I don’t like chirpy. When I’m doing man things, like installing pet doors, the last thing I want is “chirpy.” I also don’t like it when my wife, who I love, hovers. And watches. I don’t know why this bothers me. All I know is that if my buddy were to go, “…you know I think you have the wrong size drill bit there,” I’d be all, “ha ha! you are THE BEST FRIEND IN THE WORLD ILOVEYOUMAN!” and the next thing you know, we’d be stumbling drunk down the street bar-hopping with our arms around each other’s neck looking for fights just to prove how tight we were and how we just GET each other, right? But when my wife goes, “…you know I think you have the wrong size drill bit there,” all I hear is “…I love watching you do things around the house. It’s like watching my girlfriends. You’re a wuss and I think you could wear high heels.” Much to her credit, however, she left me alone to the project as soon as she heard what we’ve come to know in our family as The Tone. (She has The Look. I have The Tone. It works for us.)

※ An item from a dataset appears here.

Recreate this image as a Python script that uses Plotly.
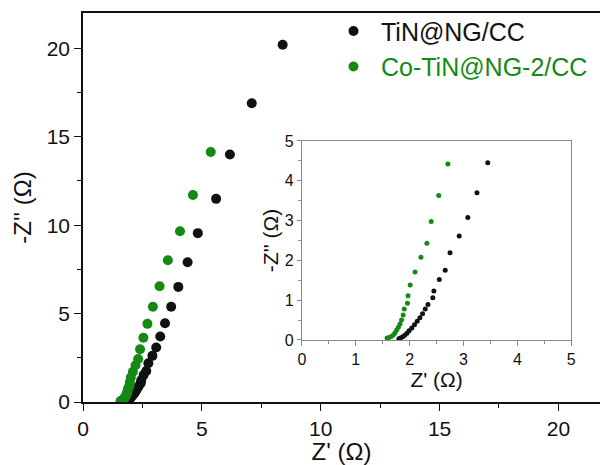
import plotly.graph_objects as go

# TiN@NG/CC (black)
tin_x = [8.40, 7.10, 6.18, 5.60, 4.83, 4.40, 4.01, 3.71, 3.45, 3.25, 3.08, 2.92, 2.75, 2.66,
         2.55, 2.45, 2.43, 2.34, 2.29, 2.24, 2.19, 2.14, 2.09, 2.04, 1.99, 1.95, 1.91, 1.87, 1.83, 1.80]
tin_y = [20.2, 16.9, 14.0, 11.49, 9.55, 7.90, 6.51, 5.39, 4.45, 3.70, 3.08, 2.61, 2.19, 1.75,
         1.52, 1.23, 1.06, 0.89, 0.78, 0.66, 0.56, 0.47, 0.38, 0.30, 0.23, 0.17, 0.12, 0.08, 0.05, 0.03]
# Co-TiN@NG-2/CC (green)
co_x = [5.375, 4.625, 4.08, 3.57, 3.22, 2.94, 2.71, 2.54, 2.40, 2.32, 2.21, 2.10, 2.01, 1.97,
        1.96, 1.90, 1.88, 1.85, 1.82, 1.79, 1.76, 1.73, 1.70, 1.66, 1.62, 1.58]
co_y = [14.14, 11.71, 9.66, 8.02, 6.55, 5.39, 4.42, 3.63, 2.98, 2.43, 2.08, 1.71, 1.38, 1.11,
        0.92, 0.78, 0.63, 0.50, 0.40, 0.32, 0.25, 0.18, 0.13, 0.09, 0.06, 0.05]

main_xticks = [0, 5, 10, 15, 20]
main_yticks = [0, 5, 10, 15, 20]
inset_ticks = [0, 1, 2, 3, 4, 5]

BLACK = "#111111"
GREEN = "#148a14"
FONT = "Arial, Liberation Sans, sans-serif"

fig = go.Figure()
fig.add_trace(go.Scatter(x=tin_x, y=tin_y, mode="markers", name="TiN@NG/CC",
                         marker=dict(color=BLACK, size=10), xaxis="x", yaxis="y"))
fig.add_trace(go.Scatter(x=co_x, y=co_y, mode="markers",
                         name="<span style='color:%s'>Co-TiN@NG-2/CC</span>" % GREEN,
                         marker=dict(color=GREEN, size=10), xaxis="x", yaxis="y"))
fig.add_trace(go.Scatter(x=tin_x, y=tin_y, mode="markers", showlegend=False,
                         marker=dict(color=BLACK, size=5), xaxis="x2", yaxis="y2"))
fig.add_trace(go.Scatter(x=co_x, y=co_y, mode="markers", showlegend=False,
                         marker=dict(color=GREEN, size=5), xaxis="x2", yaxis="y2"))

fig.update_layout(
    width=605, height=465,
    margin=dict(l=83, r=0, t=13, b=63),
    plot_bgcolor="white", paper_bgcolor="white",
    font=dict(family=FONT, color=BLACK),
    showlegend=True,
    legend=dict(x=0.47, y=1.012, xanchor="left", yanchor="top",
                font=dict(size=25, family=FONT, color=BLACK),
                bgcolor="rgba(0,0,0,0)", itemsizing="trace", tracegroupgap=0,
                itemwidth=45),
    xaxis=dict(domain=[0, 1], range=[0, 21.75], tickvals=main_xticks,
               showline=True, linecolor=BLACK, linewidth=1.5, mirror=True,
               ticks="outside", ticklen=7, tickwidth=1.3, tickcolor=BLACK,
               minor=dict(dtick=2.5, ticks="outside", ticklen=4, tickwidth=1.2, tickcolor=BLACK),
               showgrid=False, zeroline=False,
               tickfont=dict(size=21, family=FONT),
               title=dict(text="Z' (Ω)", font=dict(size=24, family=FONT), standoff=2)),
    yaxis=dict(domain=[0, 1], range=[0, 22], tickvals=main_yticks,
               showline=True, linecolor=BLACK, linewidth=1.5,
               ticks="outside", ticklen=7, tickwidth=1.3, tickcolor=BLACK,
               minor=dict(dtick=2.5, ticks="outside", ticklen=4, tickwidth=1.2, tickcolor=BLACK),
               showgrid=False, zeroline=False,
               tickfont=dict(size=21, family=FONT),
               title=dict(text="-Z'' (Ω)", font=dict(size=24, family=FONT), standoff=8)),
    xaxis2=dict(domain=[0.4234, 0.9444], anchor="y2", range=[0, 5], tickvals=inset_ticks,
                showline=True, linecolor="#8a8a8a", linewidth=1.3, mirror=True,
                ticks="outside", ticklen=5, tickwidth=1, tickcolor="#8a8a8a",
                minor=dict(dtick=0.5, ticks="outside", ticklen=3, tickwidth=1, tickcolor="#8a8a8a"),
                showgrid=False, zeroline=False,
                tickfont=dict(size=16, family=FONT),
                title=dict(text="Z' (Ω)", font=dict(size=21, family=FONT), standoff=0)),
    yaxis2=dict(domain=[0.1594, 0.671], anchor="x2", range=[0, 5], tickvals=inset_ticks,
                showline=True, linecolor="#8a8a8a", linewidth=1.3, mirror=True,
                ticks="outside", ticklen=4, tickwidth=1, tickcolor="#8a8a8a",
                minor=dict(dtick=0.5, ticks="outside", ticklen=3, tickwidth=1, tickcolor="#8a8a8a"),
                showgrid=False, zeroline=False,
                tickfont=dict(size=16, family=FONT),
                title=dict(text="-Z'' (Ω)", font=dict(size=21, family=FONT), standoff=0)),
)

fig.write_html("out.html")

So I grab the saw…I think it’s called a jig saw and I like that name because it makes me think of merry little dances with characters from my favorite childhood books. Books with titles like, “Johnny Severs A Limb,” and “Are You My Plastic Surgeon?”

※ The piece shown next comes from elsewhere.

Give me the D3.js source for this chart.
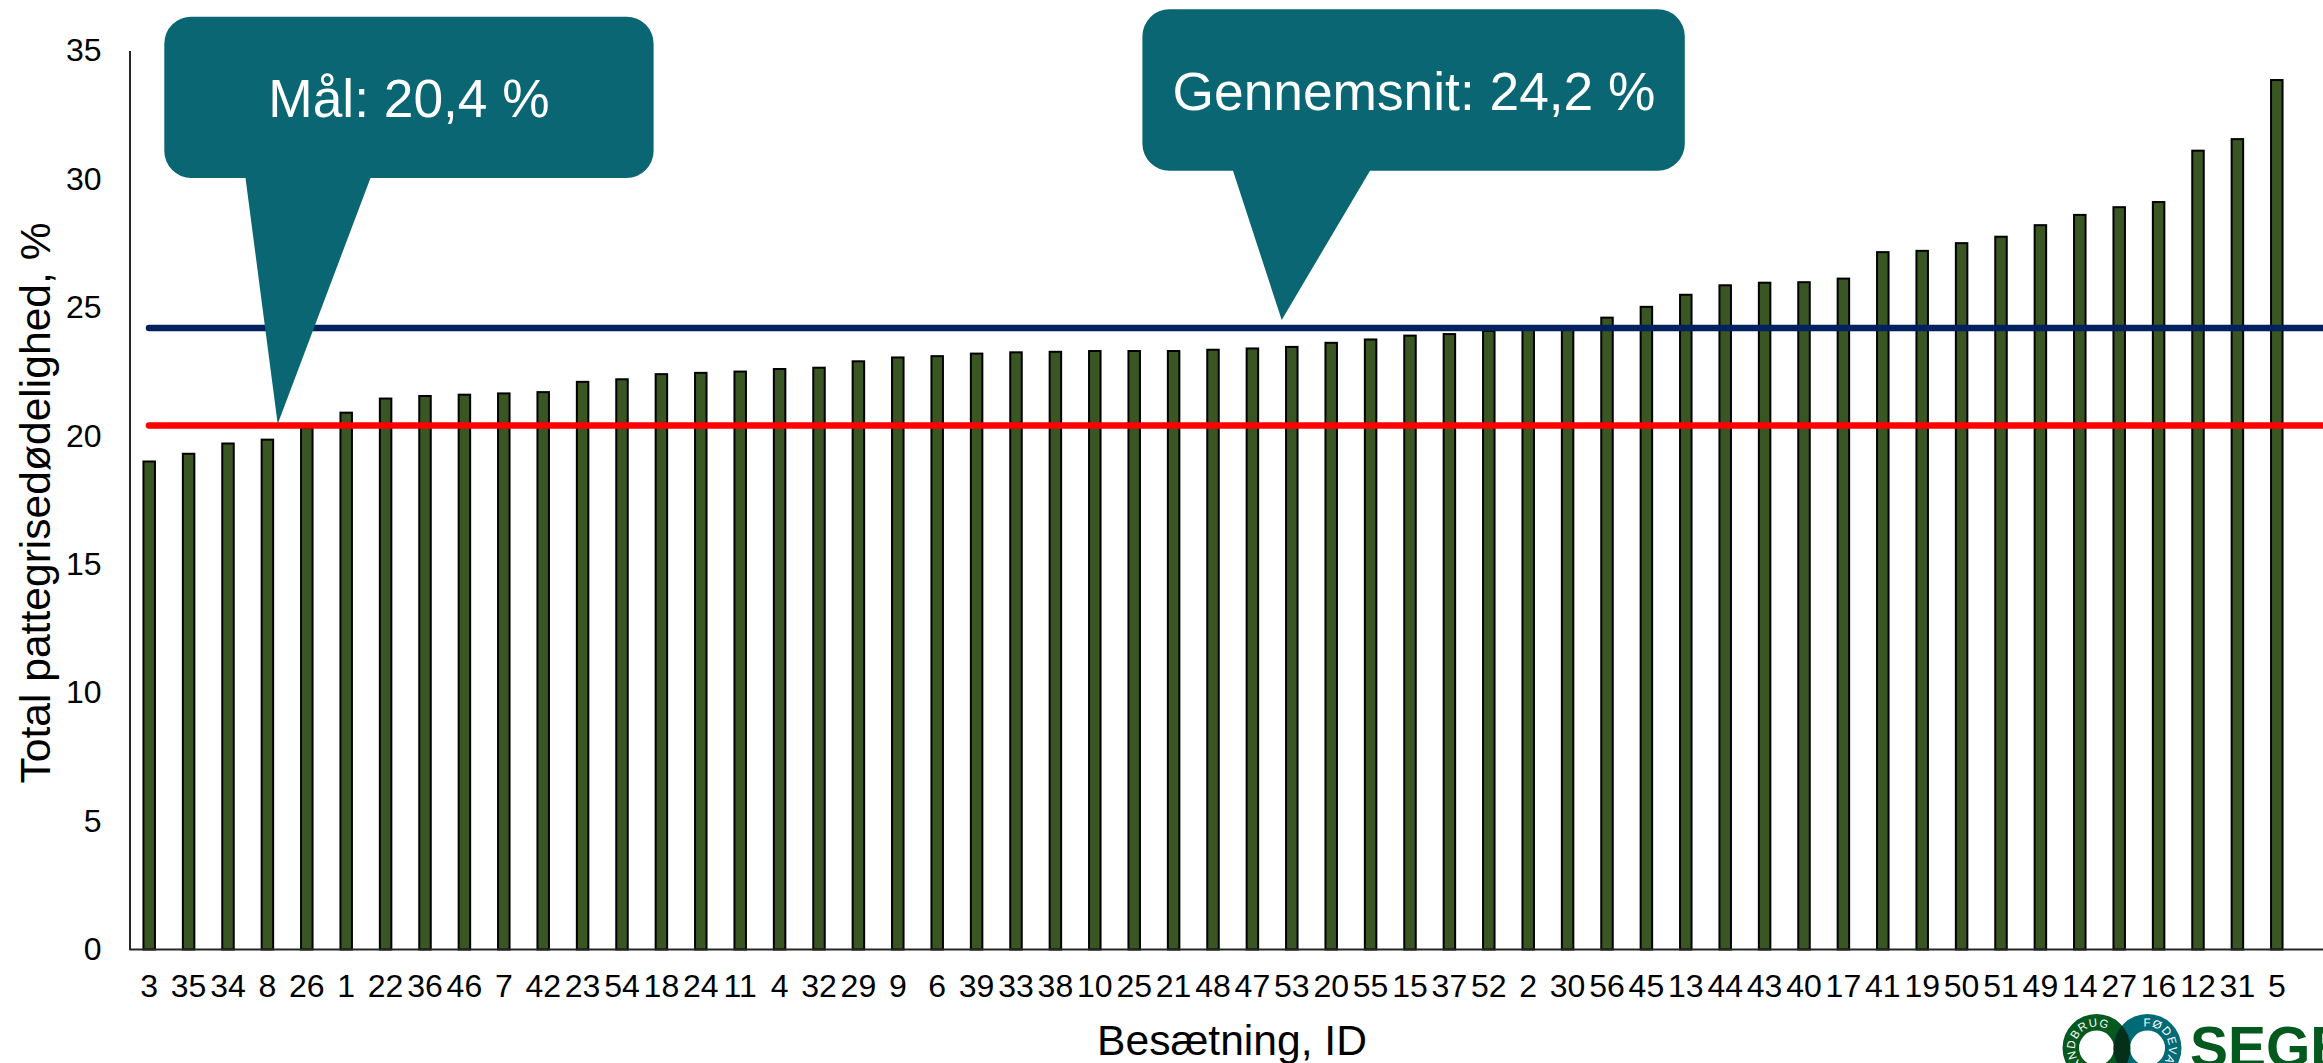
<!DOCTYPE html>
<html><head><meta charset="utf-8">
<script src="https://cdnjs.cloudflare.com/ajax/libs/d3/7.8.5/d3.min.js"></script>
<style>
html,body{margin:0;padding:0;background:#fff;overflow:hidden}
svg{display:block}
text{font-family:"Liberation Sans",Arial,sans-serif}
</style></head><body>
<svg id="c" width="2323" height="1063"></svg>
<script>
const herdIds=[3,35,34,8,26,1,22,36,46,7,42,23,54,18,24,11,4,32,29,9,6,39,33,38,10,25,21,48,47,53,20,55,15,37,52,2,30,56,45,13,44,43,40,17,41,19,50,51,49,14,27,16,12,31,5];
const mortality=[19.0,19.3,19.7,19.85,20.3,20.9,21.45,21.55,21.6,21.65,21.7,22.1,22.2,22.4,22.45,22.5,22.6,22.65,22.9,23.05,23.1,23.2,23.25,23.27,23.3,23.3,23.3,23.35,23.4,23.46,23.62,23.75,23.9,23.96,24.08,24.15,24.2,24.6,25.02,25.49,25.86,25.96,25.98,26.12,27.15,27.2,27.5,27.75,28.2,28.6,28.9,29.1,31.1,31.55,33.85];
const yTicks=[0,5,10,15,20,25,30,35];
const targetValue=20.4, averageValue=24.2;
const targetLabel="Mål: 20,4 %", averageLabel="Gennemsnit: 24,2 %";
const yTitle="Total pattegrisedødelighed, %", xTitle="Besætning, ID";

const svg=d3.select("#c");
const x=d3.scaleBand().domain(herdIds).range([129.5,2296.5]).paddingInner(0).paddingOuter(0);
const y=d3.scaleLinear().domain([0,35]).range([949.5,50.5]);
const barW=11.5;

// bars
svg.append("g").selectAll("rect").data(herdIds).join("rect")
  .attr("x",d=>x(d)+x.bandwidth()/2-barW/2)
  .attr("y",(d,i)=>y(mortality[i]))
  .attr("width",barW)
  .attr("height",(d,i)=>y(0)-y(mortality[i]))
  .attr("fill","#3a5723").attr("stroke","#000").attr("stroke-width",2);

// axes
const gy=svg.append("g").attr("transform","translate(129.5,0)")
  .call(d3.axisLeft(y).tickValues(yTicks).tickSize(0).tickPadding(28));
const gx=svg.append("g").attr("transform","translate(0,949.5)")
  .call(d3.axisBottom(x).tickSize(0).tickPadding(25));
[gy,gx].forEach(g=>{
  g.selectAll("text").attr("font-size",32).attr("fill","#000").style("font-family",'"Liberation Sans",Arial,sans-serif');
  g.select(".domain").attr("stroke","#262626").attr("stroke-width",2);
});
gx.select(".domain").attr("d","M129.5,0H2323");

// reference lines
[[targetValue,"#ff0000"],[averageValue,"#03215f"]].forEach(([v,c])=>{
  svg.append("line").attr("x1",149).attr("x2",2323).attr("y1",y(v)).attr("y2",y(v))
    .attr("stroke",c).attr("stroke-width",6.5).attr("stroke-linecap","round");
});

// callouts
function callout(x0,x1,y0,y1,r,bl,br,tx,ty,label,cx,base){
  const p=d3.path();
  p.moveTo(x0+r,y0);p.lineTo(x1-r,y0);p.arcTo(x1,y0,x1,y0+r,r);
  p.lineTo(x1,y1-r);p.arcTo(x1,y1,x1-r,y1,r);
  p.lineTo(br,y1);p.lineTo(tx,ty);p.lineTo(bl,y1);
  p.lineTo(x0+r,y1);p.arcTo(x0,y1,x0,y1-r,r);
  p.lineTo(x0,y0+r);p.arcTo(x0,y0,x0+r,y0,r);p.closePath();
  svg.append("path").attr("d",p.toString()).attr("fill","#0a6673");
  svg.append("text").attr("x",cx).attr("y",base).attr("text-anchor","middle")
    .attr("font-size",53.3).attr("fill","#fff").text(label);
}
callout(164.3,653.6,16.7,178,27,245.5,370.5,277.7,424,targetLabel,409,117);
callout(1142.4,1684.8,9.3,170.7,27,1233,1370,1281.7,320,averageLabel,1414,110);

// axis titles
svg.append("text").attr("transform","translate(50,503) rotate(-90)").attr("text-anchor","middle")
  .attr("font-size",42.6).attr("fill","#000").text(yTitle);
svg.append("text").attr("x",1232).attr("y",1055).attr("text-anchor","middle")
  .attr("font-size",42.6).attr("fill","#000").text(xTitle);

// logo
const logo=svg.append("g");
const defs=svg.append("defs");
const lc=[2096.5,1048],rc=[2147.5,1048],Ro=34,Ri=17.5;
const ring=(c)=>`M${c[0]-Ro},${c[1]}a${Ro},${Ro} 0 1,1 ${2*Ro},0a${Ro},${Ro} 0 1,1 ${-2*Ro},0Z M${c[0]-Ri},${c[1]}a${Ri},${Ri} 0 1,0 ${2*Ri},0a${Ri},${Ri} 0 1,0 ${-2*Ri},0Z`;
defs.append("clipPath").attr("id","lens").append("circle").attr("cx",lc[0]).attr("cy",lc[1]).attr("r",Ro);
logo.append("path").attr("d",ring(lc)).attr("fill","#04591f").attr("fill-rule","evenodd");
logo.append("path").attr("d",ring(rc)).attr("fill","#006a76").attr("fill-rule","evenodd");
logo.append("path").attr("d",ring(rc)).attr("fill","#04301a").attr("fill-rule","evenodd").attr("clip-path","url(#lens)");
[["a1",lc,"LANDBRUG",7],["a2",rc,"FØDEVARER",63]].forEach(([id,c,t,off])=>{
  const r=21.5;
  defs.append("path").attr("id",id).attr("d",`M${c[0]},${c[1]+r}a${r},${r} 0 1,1 0,${-2*r}a${r},${r} 0 1,1 0,${2*r}a${r},${r} 0 1,1 0,${-2*r}a${r},${r} 0 1,1 0,${2*r}`);
  logo.append("text").attr("font-size",11.5).attr("fill","#fff").attr("letter-spacing",1)
    .append("textPath").attr("href","#"+id).attr("startOffset",off).text(t);
});
logo.append("text").attr("x",2190).attr("y",1067).attr("font-size",57).attr("font-weight",700)
  .attr("fill","#04591f").text("SEGES");
</script>
</body></html>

This thing is a lethal weapon and should be banned in all fifty states because it is alive and has a mind of its own. And that little red laser super-straight beam of light it emits ensuring you keep your wits about you and keep a straight line throughout the sawing process? Yeah, no. My cuts looked like I thought it would be less useful to cut a square and more interesting to show the world that, yes, you can actually cut out what looks like a plate of spaghetti noodles.
And then this damn door’s nine thousand different beveled sections decided to get structurally attitudinal. And fall apart. Like a real life set of Tetris blocks or something. So, there I am with Additional Problem Number Six and now I have to somehow secure these beveled pieces back into the rest of the door. Which I actually do. And which we’re not going to actually explain. We’re just going to assume it all works out just fine. And it does.

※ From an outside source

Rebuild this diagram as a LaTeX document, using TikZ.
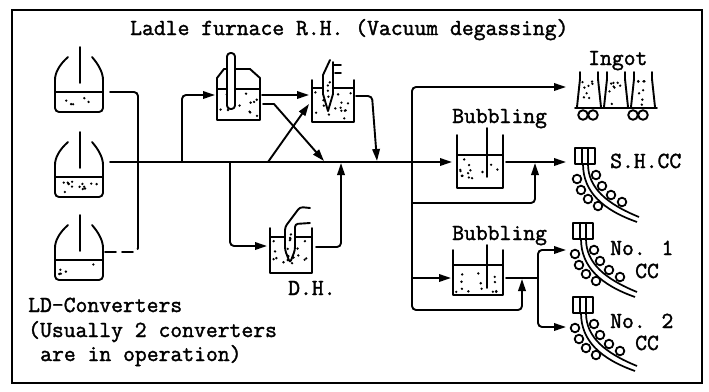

Because I tell myself big fat lies. Lies like, “Bailey, the 110 pound and beloved Golden Recliner, will delicately step through this brand new doggie door with the quiet subtlety of a church mouse.”
Actual Truth: “Bailey has all the deftness of a wounded rhinoceros and the first time he comes barreling through this stupid thing, I fully expect the entire back half of the house to come down around my ears.” At which point my wife will turn to me and go, “…nice work. Can I borrow your new blouse?”
For manly men who can walk down the aisles of Home Depot with that practiced look of bored expertise: I hate you. By the end of this project, it looked like I took every tool Craftsman ever dreamed up, put them into a canon and shot them at the door.
But it works. And by “works,” I mean that I might as well have stapled posters around the neighborhood announcing to would-be prowlers that there’s no need to worry about that irritating snag of a dead bolt in the front when you can slip your fat ass through this dog door right around back.
So, yes, there is an actual opening in this door. And, yes, there is an actual flip-floppy plastic thing that swings to-and-fro fairly begging any animal to come hither and bask in the dry warmth of the laundry room and then bounce off the walls like I know every squirrel in a ten mile radius is going to do. But, alas, the dog still won’t use the stupid dog door I spent half a day installing. Apparently, Super Dog thinks it’s covered in doggie Kryptonite and he can’t get near it.
And, yes, I am drinking screwdrivers.





I feel your pain. If there’s one thing worse than being watched, however, it’s that look of surprise they give you when things actually work.